**THE REQUEST**
Copy every line of the data that includes the string "source".

-- begin --

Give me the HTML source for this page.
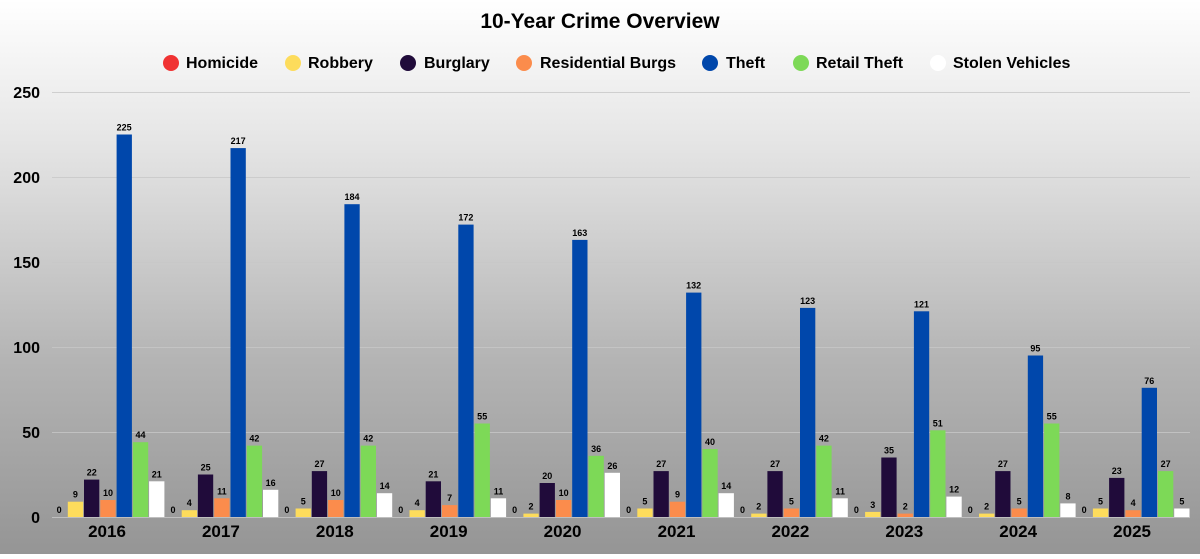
<!DOCTYPE html>
<html><head><meta charset="utf-8"><style>
html,body{margin:0;padding:0;}
body{width:1200px;height:554px;overflow:hidden;background:linear-gradient(#ffffff 0%,#e6e6e6 25%,#b4b4b4 65%,#959595 100%);font-family:"Liberation Sans",sans-serif;}
.y{fill:#fddc5c}.p{fill:#200b3a}.o{fill:#fb8c4c}.b{fill:#0047ab}.g{fill:#7dd957}.w{fill:#ffffff}
.v text{text-anchor:middle}
.v text:not([font-size]){font-size:9px}
</style></head><body>
<svg width="1200" height="554" xmlns="http://www.w3.org/2000/svg" font-family="Liberation Sans, sans-serif" font-weight="bold">
<text x="600" y="28" text-anchor="middle" font-size="21">10-Year Crime Overview</text>
<g font-size="16">
<circle cx="171" cy="63" r="8" fill="#f03232"/><text x="186" y="68">Homicide</text>
<circle cx="293" cy="63" r="8" fill="#fddc5c"/><text x="308" y="68">Robbery</text>
<circle cx="408" cy="63" r="8" fill="#200b3a"/><text x="424" y="68">Burglary</text>
<circle cx="524" cy="63" r="8" fill="#fb8c4c"/><text x="540" y="68">Residential Burgs</text>
<circle cx="710" cy="63" r="8" fill="#0047ab"/><text x="726" y="68">Theft</text>
<circle cx="801" cy="63" r="8" fill="#7dd957"/><text x="816" y="68">Retail Theft</text>
<circle cx="938" cy="63" r="8" fill="#ffffff"/><text x="953" y="68">Stolen Vehicles</text>
</g>
<g stroke="#c8c8c8" stroke-width="1" opacity="0.8">
<line x1="52" x2="1190" y1="92.5" y2="92.5"/><line x1="52" x2="1190" y1="177.5" y2="177.5"/>
<line x1="52" x2="1190" y1="262.5" y2="262.5"/><line x1="52" x2="1190" y1="347.5" y2="347.5"/>
<line x1="52" x2="1190" y1="432.5" y2="432.5"/><line x1="52" x2="1190" y1="517.5" y2="517.5"/>
</g>
<g font-size="16" text-anchor="end">
<text x="40" y="98">250</text><text x="40" y="183">200</text><text x="40" y="268">150</text>
<text x="40" y="353">100</text><text x="40" y="438">50</text><text x="40" y="523">0</text>
</g>
<g class="v">
<g transform="translate(51,0)">
<rect class="y" x="16.8" y="501.7" width="15.3" height="15.3"/><rect class="p" x="33" y="479.6" width="15.3" height="37.4"/><rect class="o" x="49.3" y="500" width="15.3" height="17"/><rect class="b" x="65.6" y="134.5" width="15.3" height="382.5"/><rect class="g" x="81.9" y="442.2" width="15.3" height="74.8"/><rect class="w" x="98.1" y="481.3" width="15.3" height="35.7"/>
<text x="8.1" y="513">0</text><text x="24.4" y="497.7">9</text><text x="40.7" y="475.6">22</text><text x="57" y="496">10</text><text x="73.2" y="130.5">225</text><text x="89.5" y="438.2">44</text><text x="105.8" y="477.3">21</text>
<text x="56" y="537" font-size="17">2016</text></g>
<g transform="translate(164.9,0)">
<rect class="y" x="16.8" y="510.2" width="15.3" height="6.8"/><rect class="p" x="33" y="474.5" width="15.3" height="42.5"/><rect class="o" x="49.3" y="498.3" width="15.3" height="18.7"/><rect class="b" x="65.6" y="148.1" width="15.3" height="368.9"/><rect class="g" x="81.9" y="445.6" width="15.3" height="71.4"/><rect class="w" x="98.1" y="489.8" width="15.3" height="27.2"/>
<text x="8.1" y="513">0</text><text x="24.4" y="506.2">4</text><text x="40.7" y="470.5">25</text><text x="57" y="494.3">11</text><text x="73.2" y="144.1">217</text><text x="89.5" y="441.6">42</text><text x="105.8" y="485.8">16</text>
<text x="56" y="537" font-size="17">2017</text></g>
<g transform="translate(278.8,0)">
<rect class="y" x="16.8" y="508.5" width="15.3" height="8.5"/><rect class="p" x="33" y="471.1" width="15.3" height="45.9"/><rect class="o" x="49.3" y="500" width="15.3" height="17"/><rect class="b" x="65.6" y="204.2" width="15.3" height="312.8"/><rect class="g" x="81.9" y="445.6" width="15.3" height="71.4"/><rect class="w" x="98.1" y="493.2" width="15.3" height="23.8"/>
<text x="8.1" y="513">0</text><text x="24.4" y="504.5">5</text><text x="40.7" y="467.1">27</text><text x="57" y="496">10</text><text x="73.2" y="200.2">184</text><text x="89.5" y="441.6">42</text><text x="105.8" y="489.2">14</text>
<text x="56" y="537" font-size="17">2018</text></g>
<g transform="translate(392.7,0)">
<rect class="y" x="16.8" y="510.2" width="15.3" height="6.8"/><rect class="p" x="33" y="481.3" width="15.3" height="35.7"/><rect class="o" x="49.3" y="505.1" width="15.3" height="11.9"/><rect class="b" x="65.6" y="224.6" width="15.3" height="292.4"/><rect class="g" x="81.9" y="423.5" width="15.3" height="93.5"/><rect class="w" x="98.1" y="498.3" width="15.3" height="18.7"/>
<text x="8.1" y="513">0</text><text x="24.4" y="506.2">4</text><text x="40.7" y="477.3">21</text><text x="57" y="501.1">7</text><text x="73.2" y="220.6">172</text><text x="89.5" y="419.5">55</text><text x="105.8" y="494.3">11</text>
<text x="56" y="537" font-size="17">2019</text></g>
<g transform="translate(506.6,0)">
<rect class="y" x="16.8" y="513.6" width="15.3" height="3.4"/><rect class="p" x="33" y="483" width="15.3" height="34"/><rect class="o" x="49.3" y="500" width="15.3" height="17"/><rect class="b" x="65.6" y="239.9" width="15.3" height="277.1"/><rect class="g" x="81.9" y="455.8" width="15.3" height="61.2"/><rect class="w" x="98.1" y="472.8" width="15.3" height="44.2"/>
<text x="8.1" y="513">0</text><text x="24.4" y="509.6">2</text><text x="40.7" y="479">20</text><text x="57" y="496">10</text><text x="73.2" y="235.9">163</text><text x="89.5" y="451.8">36</text><text x="105.8" y="468.8">26</text>
<text x="56" y="537" font-size="17">2020</text></g>
<g transform="translate(620.5,0)">
<rect class="y" x="16.8" y="508.5" width="15.3" height="8.5"/><rect class="p" x="33" y="471.1" width="15.3" height="45.9"/><rect class="o" x="49.3" y="501.7" width="15.3" height="15.3"/><rect class="b" x="65.6" y="292.6" width="15.3" height="224.4"/><rect class="g" x="81.9" y="449" width="15.3" height="68"/><rect class="w" x="98.1" y="493.2" width="15.3" height="23.8"/>
<text x="8.1" y="513">0</text><text x="24.4" y="504.5">5</text><text x="40.7" y="467.1">27</text><text x="57" y="497.7">9</text><text x="73.2" y="288.6">132</text><text x="89.5" y="445">40</text><text x="105.8" y="489.2">14</text>
<text x="56" y="537" font-size="17">2021</text></g>
<g transform="translate(734.4,0)">
<rect class="y" x="16.8" y="513.6" width="15.3" height="3.4"/><rect class="p" x="33" y="471.1" width="15.3" height="45.9"/><rect class="o" x="49.3" y="508.5" width="15.3" height="8.5"/><rect class="b" x="65.6" y="307.9" width="15.3" height="209.1"/><rect class="g" x="81.9" y="445.6" width="15.3" height="71.4"/><rect class="w" x="98.1" y="498.3" width="15.3" height="18.7"/>
<text x="8.1" y="513">0</text><text x="24.4" y="509.6">2</text><text x="40.7" y="467.1">27</text><text x="57" y="504.5">5</text><text x="73.2" y="303.9">123</text><text x="89.5" y="441.6">42</text><text x="105.8" y="494.3">11</text>
<text x="56" y="537" font-size="17">2022</text></g>
<g transform="translate(848.3,0)">
<rect class="y" x="16.8" y="511.9" width="15.3" height="5.1"/><rect class="p" x="33" y="457.5" width="15.3" height="59.5"/><rect class="o" x="49.3" y="513.6" width="15.3" height="3.4"/><rect class="b" x="65.6" y="311.3" width="15.3" height="205.7"/><rect class="g" x="81.9" y="430.3" width="15.3" height="86.7"/><rect class="w" x="98.1" y="496.6" width="15.3" height="20.4"/>
<text x="8.1" y="513">0</text><text x="24.4" y="507.9">3</text><text x="40.7" y="453.5">35</text><text x="57" y="509.6">2</text><text x="73.2" y="307.3">121</text><text x="89.5" y="426.3">51</text><text x="105.8" y="492.6">12</text>
<text x="56" y="537" font-size="17">2023</text></g>
<g transform="translate(962.2,0)">
<rect class="y" x="16.8" y="513.6" width="15.3" height="3.4"/><rect class="p" x="33" y="471.1" width="15.3" height="45.9"/><rect class="o" x="49.3" y="508.5" width="15.3" height="8.5"/><rect class="b" x="65.6" y="355.5" width="15.3" height="161.5"/><rect class="g" x="81.9" y="423.5" width="15.3" height="93.5"/><rect class="w" x="98.1" y="503.4" width="15.3" height="13.6"/>
<text x="8.1" y="513">0</text><text x="24.4" y="509.6">2</text><text x="40.7" y="467.1">27</text><text x="57" y="504.5">5</text><text x="73.2" y="351.5">95</text><text x="89.5" y="419.5">55</text><text x="105.8" y="499.4">8</text>
<text x="56" y="537" font-size="17">2024</text></g>
<g transform="translate(1076.1,0)">
<rect class="y" x="16.8" y="508.5" width="15.3" height="8.5"/><rect class="p" x="33" y="477.9" width="15.3" height="39.1"/><rect class="o" x="49.3" y="510.2" width="15.3" height="6.8"/><rect class="b" x="65.6" y="387.8" width="15.3" height="129.2"/><rect class="g" x="81.9" y="471.1" width="15.3" height="45.9"/><rect class="w" x="98.1" y="508.5" width="15.3" height="8.5"/>
<text x="8.1" y="513">0</text><text x="24.4" y="504.5">5</text><text x="40.7" y="473.9">23</text><text x="57" y="506.2">4</text><text x="73.2" y="383.8">76</text><text x="89.5" y="467.1">27</text><text x="105.8" y="504.5">5</text>
<text x="56" y="537" font-size="17">2025</text></g>
</g>
</svg>
</body></html>
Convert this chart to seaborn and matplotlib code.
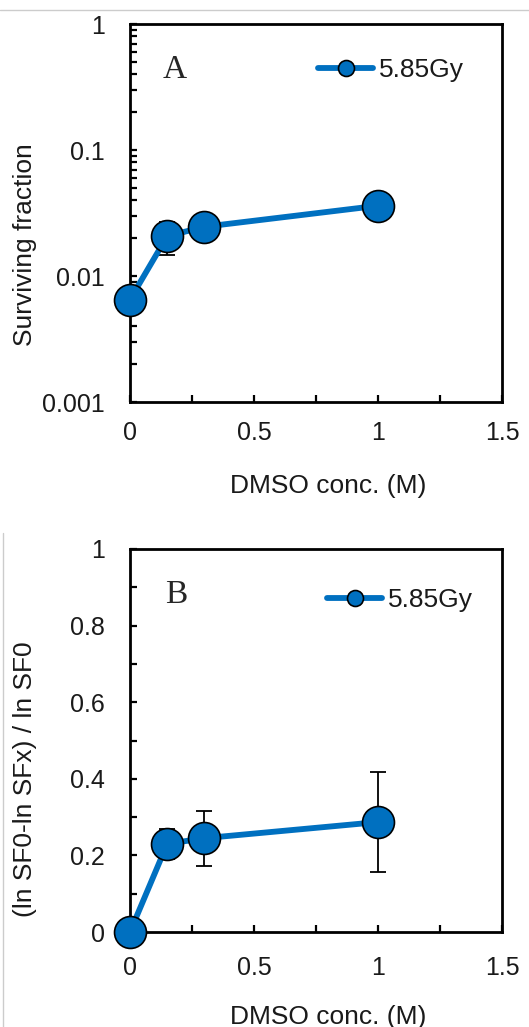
import numpy as np
import pandas as pd
import matplotlib
matplotlib.use("Agg")
import matplotlib.pyplot as plt
from matplotlib.lines import Line2D
from matplotlib.ticker import FixedLocator, FixedFormatter, LogLocator, NullFormatter, MultipleLocator
import seaborn as sns

# ---- data ----
dmso = [0.0, 0.15, 0.3, 1.0]
sf = [0.0065, 0.0207, 0.0246, 0.0361]
sf_err = [0.0008, 0.006, 0.004, 0.004]
ratio = [0.0, 0.23, 0.245, 0.287]
ratio_err = [0.0, 0.04, 0.072, 0.13]
series_label = "5.85Gy"
xlabel = "DMSO conc. (M)"
ylabel_a = "Surviving fraction"
ylabel_b = "(ln SF0-ln SFx) / ln SF0"
x_ticks = [0, 0.5, 1, 1.5]
x_tick_labels = ["0", "0.5", "1", "1.5"]
ya_ticks = [0.001, 0.01, 0.1, 1]
ya_tick_labels = ["0.001", "0.01", "0.1", "1"]
yb_ticks = [0, 0.2, 0.4, 0.6, 0.8, 1.0]
yb_tick_labels = ["0", "0.2", "0.4", "0.6", "0.8", "1"]

sns.set_theme(style="ticks")
plt.rcParams["font.family"] = ["Liberation Sans", "DejaVu Sans"]

W, H = 529, 1027
fig = plt.figure(figsize=(W / 100, H / 100), dpi=100)
BLUE = "#0070C0"

def fx(px):
    return px / W

def fy(py):
    return 1 - py / H

axA = fig.add_axes([fx(130), fy(402), fx(502) - fx(130), fy(24) - fy(402)])
axB = fig.add_axes([fx(130), fy(932), fx(502) - fx(130), fy(549) - fy(932)])

dfA = pd.DataFrame({"x": dmso, "y": sf})
dfB = pd.DataFrame({"x": dmso, "y": ratio})

for ax, df, err in [(axA, dfA, sf_err), (axB, dfB, ratio_err)]:
    ax.errorbar(df["x"], df["y"], yerr=err, fmt="none", ecolor="black",
                elinewidth=1.3, capsize=6, capthick=1.3, zorder=2)
    sns.lineplot(data=df, x="x", y="y", ax=ax, color=BLUE, linewidth=4.2,
                 marker="o", markersize=23, markerfacecolor=BLUE,
                 markeredgecolor="black", markeredgewidth=1.2,
                 label=series_label, zorder=3, errorbar=None, sort=False)
    for s in ax.spines.values():
        s.set_linewidth(2)
        s.set_color("black")
        s.set_visible(True)
    ax.set_xlim(0, 1.5)
    ax.xaxis.set_major_locator(FixedLocator(x_ticks))
    ax.xaxis.set_major_formatter(FixedFormatter(x_tick_labels))
    ax.xaxis.set_minor_locator(MultipleLocator(0.25))
    ax.tick_params(axis="both", which="both", direction="in", length=5,
                   width=1.6, color="black", top=False, right=False)
    ax.tick_params(axis="x", which="major", labelsize=18, pad=14, labelcolor="#1a1a1a")
    ax.tick_params(axis="y", which="major", labelsize=18, pad=18, labelcolor="#1a1a1a")
    ax.set_xlabel("")
    ax.set_ylabel("")
    ax.set_facecolor("white")
    for m in ax.lines:
        m.set_clip_on(False)

axA.set_yscale("log")
axA.set_ylim(0.001, 1)
axA.yaxis.set_major_locator(FixedLocator(ya_ticks))
axA.yaxis.set_major_formatter(FixedFormatter(ya_tick_labels))
axA.yaxis.set_minor_locator(LogLocator(base=10, subs=np.arange(2, 10)))
axA.yaxis.set_minor_formatter(NullFormatter())

axB.set_ylim(0, 1)
axB.yaxis.set_major_locator(FixedLocator(yb_ticks))
axB.yaxis.set_major_formatter(FixedFormatter(yb_tick_labels))
axB.yaxis.set_minor_locator(MultipleLocator(0.1))
axB.tick_params(axis="x", which="major", pad=17)

# legends
for ax, lx, ly in [(axA, (318 - 130) / 372, (402 - 70) / 378),
                   (axB, (327 - 130) / 372, (932 - 600) / 383)]:
    leg = ax.legend(loc="center left", bbox_to_anchor=(lx, ly), frameon=False,
                    fontsize=19, markerscale=0.5, handlelength=2.1,
                    handletextpad=0.2, borderpad=0, borderaxespad=0)
    for t in leg.get_texts():
        t.set_color("#1a1a1a")

# panel letters
axA.text((175 - 130) / 372, (402 - 70) / 378, "A", transform=axA.transAxes,
         ha="center", va="center", fontsize=24, family="Liberation Serif")
axB.text((176 - 130) / 372, (932 - 595) / 383, "B", transform=axB.transAxes,
         ha="center", va="center", fontsize=24, family="Liberation Serif")

# axis labels
fig.text(fx(328), fy(493), xlabel, ha="center", va="baseline", fontsize=19, color="#1a1a1a")
fig.text(fx(328), fy(1024), xlabel, ha="center", va="baseline", fontsize=19, color="#1a1a1a")
fig.text(fx(25), fy(245), ylabel_a, ha="center", va="center", rotation=90, fontsize=19, color="#1a1a1a")
fig.text(fx(25), fy(779), ylabel_b, ha="center", va="center", rotation=90, fontsize=19, color="#1a1a1a")

# faint page-edge lines from the source
fig.add_artist(Line2D([0, 1], [fy(10), fy(10)], transform=fig.transFigure,
                      color="#cccccc", linewidth=1))
fig.add_artist(Line2D([fx(3), fx(3)], [fy(533), 0], transform=fig.transFigure,
                      color="#cccccc", linewidth=1))

fig.savefig("out.png", dpi=100, facecolor="white")
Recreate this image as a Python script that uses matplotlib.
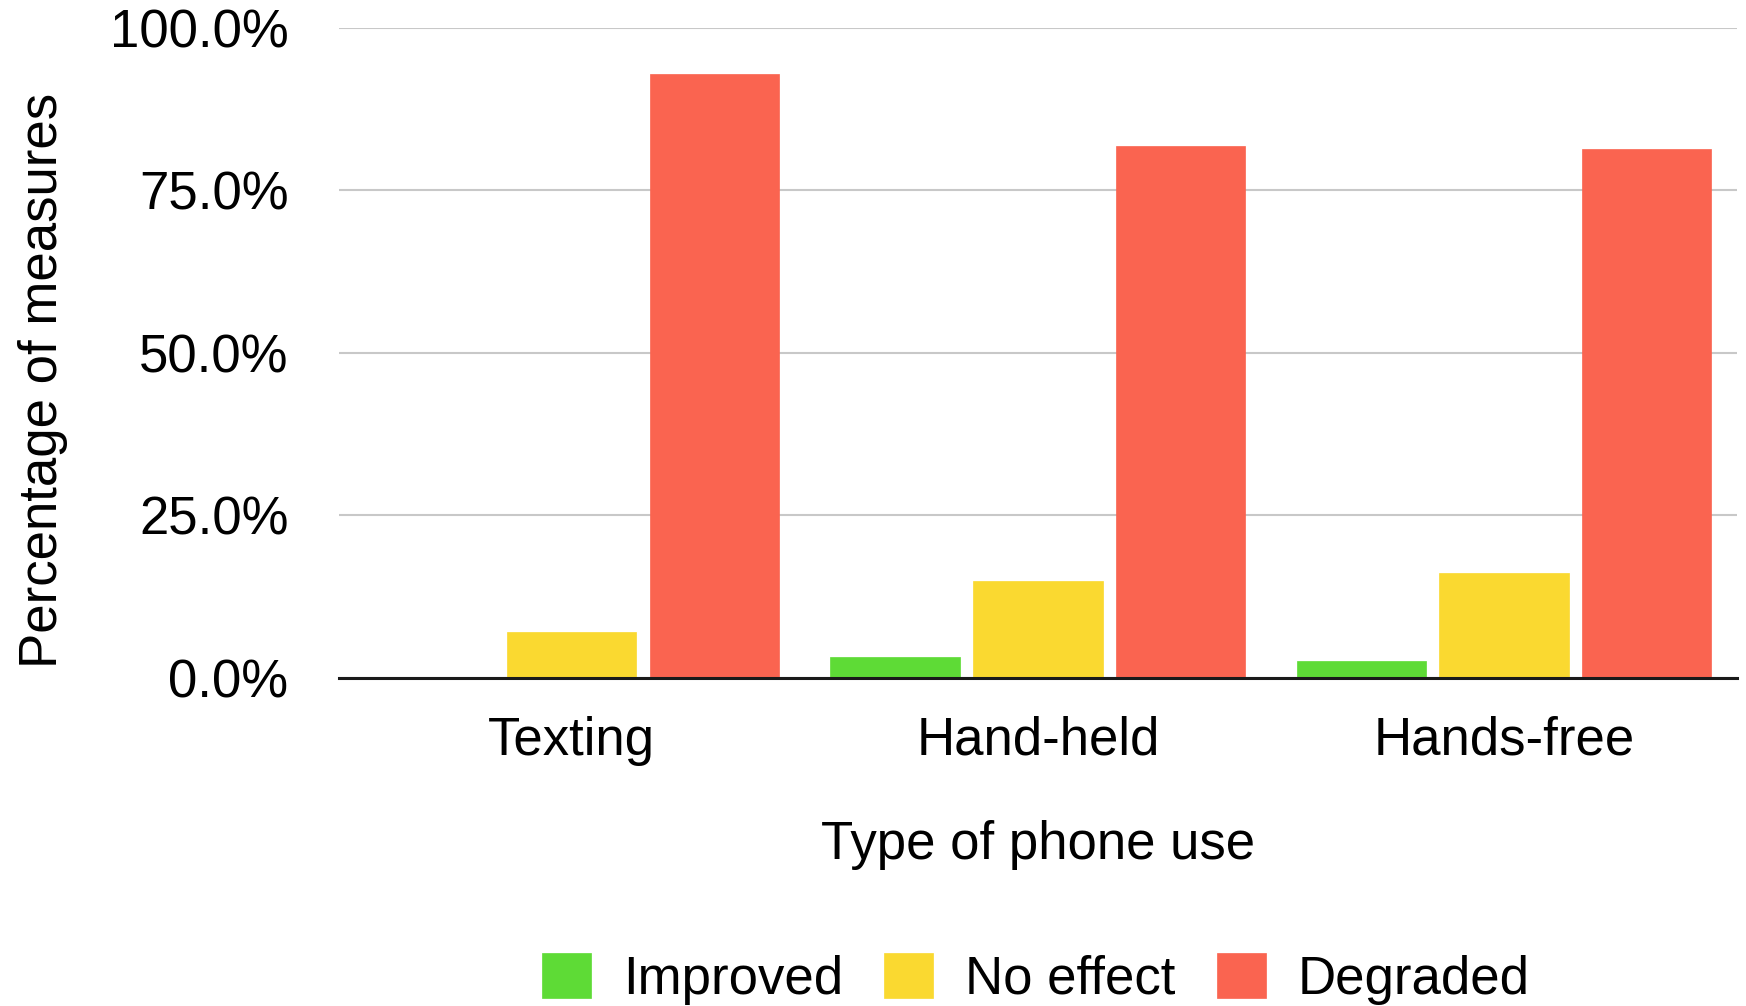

-- end --

**RESPONSE**
Give me the HTML source for this page.
# faint page-edge lines from the source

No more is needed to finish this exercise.